One thing that I've noticed as a college student that lives in the dorms is that I'm surrounded by people who drink, smoke, and party. Just like pretty much any college, the college that I go to is full of people who enjoy themselves by drinking copious amounts of alcohol and going to parties. For the the students that do it, that's a fun Friday or Saturday night for them. However, for me, it's not. I don't like alcohol and I have absolutely not interest in getting drunk or high. I feel out of place at parties, as I'm shy and mainly just sit in the corner, eating food and texting if I don't have a close friend with me to talk to.
Although not all college students are into drinking, partying, etc., I still feel out of place and alone at times. Most of the people I know do it, and I often don't get invited to do things with people because my idea of fun is different than a lot of the students' here. My idea of an enjoyable Friday night doesn't include parties or drinking. I'm the boring friend that usually stays in my room and plays video games or watches Bob's Burgers on Netflix all night. Some people see me as immature, dull, or no fun to hang out with because of that.
I'm aware that I sound bitter, but I'm not saying that there's anything wrong with going to parties or drinking every now and then. What truly irks me is the people that literally cannot enjoy themselves without having alcohol or weed around. It can be frustrating to anyone in my position when they can't find any real friends because they'd rather not drink, smoke or party like what seems to be the vast majority of the people around them. It makes college less enjoyable when you're alone or left out most of the time. It gets old quickly, and occasionally I wonder if I should start doing what everyone else is just so I'm not alone. However, I do get over that feeling when I'm reminded that I do have people that are close to me that wouldn't ditch me or leave me out for not being interested in getting drunk or going to parties.

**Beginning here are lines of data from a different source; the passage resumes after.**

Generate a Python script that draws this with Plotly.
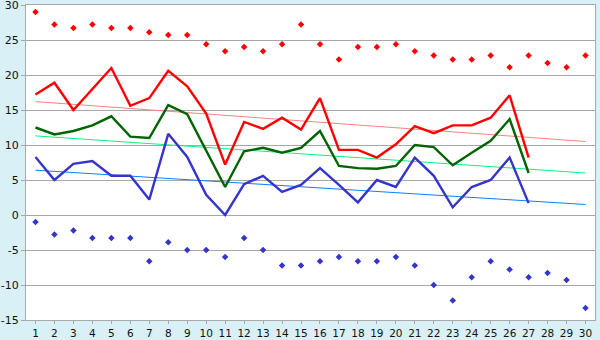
import plotly.graph_objects as go

days = list(range(1, 31))
line_days = list(range(1, 28))

# Daily extremes (markers, all 30 days)
max_points = [29.0, 27.2, 26.7, 27.2, 26.7, 26.7, 26.1, 25.7, 25.7, 24.4,
              23.4, 24.0, 23.4, 24.4, 27.2, 24.4, 22.2, 24.0, 24.0, 24.4,
              23.4, 22.8, 22.2, 22.2, 22.8, 21.1, 22.8, 21.7, 21.1, 22.8]
min_points = [-1.0, -2.8, -2.2, -3.3, -3.3, -3.3, -6.6, -3.9, -5.0, -5.0,
              -6.0, -3.3, -5.0, -7.2, -7.2, -6.6, -6.0, -6.6, -6.6, -6.0,
              -7.2, -10.0, -12.2, -8.9, -6.6, -7.8, -8.9, -8.3, -9.3, -13.3]

# Daily series (days 1-27)
high_line = [17.2, 18.9, 15.0, 18.0, 21.0, 15.6, 16.7, 20.6, 18.4, 14.5,
             7.2, 13.3, 12.3, 13.9, 12.2, 16.7, 9.3, 9.3, 8.2, 10.1,
             12.7, 11.7, 12.8, 12.8, 13.9, 17.1, 8.2]
mean_line = [12.5, 11.5, 12.0, 12.8, 14.1, 11.2, 11.0, 15.7, 14.4, 9.3,
             4.0, 9.1, 9.6, 8.9, 9.6, 12.0, 7.0, 6.7, 6.6, 7.0,
             10.0, 9.7, 7.1, 8.9, 10.6, 13.7, 6.0]
low_line = [8.3, 5.0, 7.3, 7.7, 5.6, 5.6, 2.2, 11.6, 8.3, 2.9,
            0.0, 4.4, 5.6, 3.3, 4.3, 6.7, 4.3, 1.8, 5.0, 4.0,
            8.2, 5.6, 1.1, 4.0, 5.0, 8.2, 1.7]

# Trend lines: values on day 1 and day 30
trend_days = [1, 30]
high_trend = [16.2, 10.5]
mean_trend = [11.3, 6.0]
low_trend = [6.4, 1.5]

y_ticks = [-15, -10, -5, 0, 5, 10, 15, 20, 25, 30]
y_labels = [str(v) for v in y_ticks]

fig = go.Figure()

for ys, col in [(high_trend, "#ff8080"), (mean_trend, "#10f080"), (low_trend, "#0a80ff")]:
    fig.add_trace(go.Scatter(x=trend_days, y=ys, mode="lines",
                             line=dict(color=col, width=1), hoverinfo="skip"))

for ys, col in [(high_line, "#ff0000"), (mean_line, "#006400"), (low_line, "#3535cc")]:
    fig.add_trace(go.Scatter(x=line_days, y=ys, mode="lines",
                             line=dict(color=col, width=2.4)))

fig.add_trace(go.Scatter(x=days, y=max_points, mode="markers",
                         marker=dict(symbol="diamond", size=5, color="#ff0000")))
fig.add_trace(go.Scatter(x=days, y=min_points, mode="markers",
                         marker=dict(symbol="diamond", size=5, color="#3535cc")))

axis_col = "#a8a8a8"
fig.update_layout(
    width=600, height=340,
    margin=dict(l=26, r=5, t=5, b=20),
    paper_bgcolor="#d9f0f6",
    plot_bgcolor="#ffffff",
    showlegend=False,
    font=dict(family="DejaVu Sans", size=11, color="#111111"),
    xaxis=dict(range=[0.5, 30.5], tickvals=days, ticktext=[str(d) for d in days],
               showgrid=False, zeroline=False, showline=True, linecolor=axis_col,
               mirror=True, ticks="outside", ticklen=3, tickcolor=axis_col,
               automargin=False, tickfont=dict(size=10.5)),
    yaxis=dict(range=[-15, 30], tickvals=y_ticks, ticktext=y_labels,
               showgrid=True, gridcolor=axis_col,
               gridwidth=1, zeroline=False, showline=True, linecolor=axis_col,
               mirror=True, ticks="outside", ticklen=4, tickcolor=axis_col,
               automargin=False, ticklabeloverflow="allow"),
)

fig.write_html("out.html")
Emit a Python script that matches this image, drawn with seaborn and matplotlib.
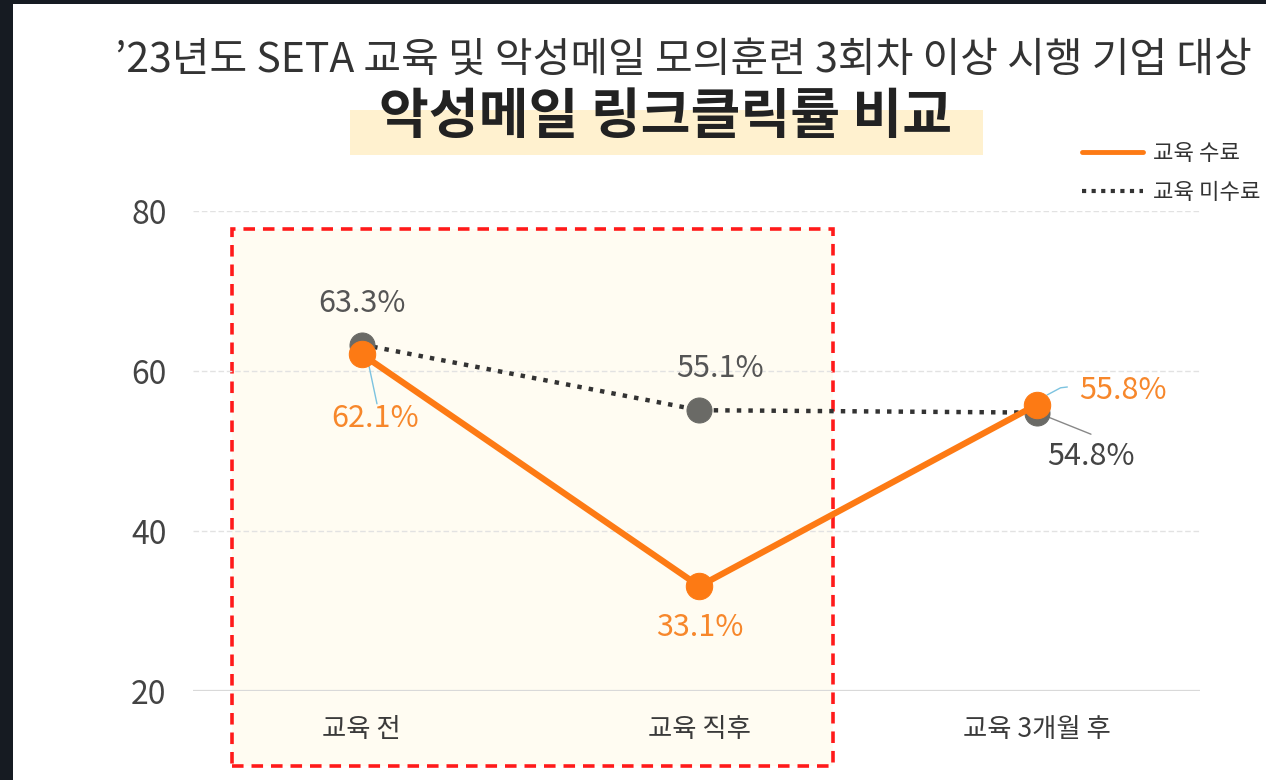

What I'm saying here is, don't just hop on the bandwagon and do what everyone else does. Even though you might feel alone and left out because of your disinterest in drinking, parting, getting high, and so on, you're not. Sure, it can be difficult to find people that are like you sometimes, but they exist. There's no need to try to be like the others around you if that's not what you're actually like. Don't give up your own personality, likes or dislikes just so people will like you more. It's ingenuine and will only make you unhappy in the end.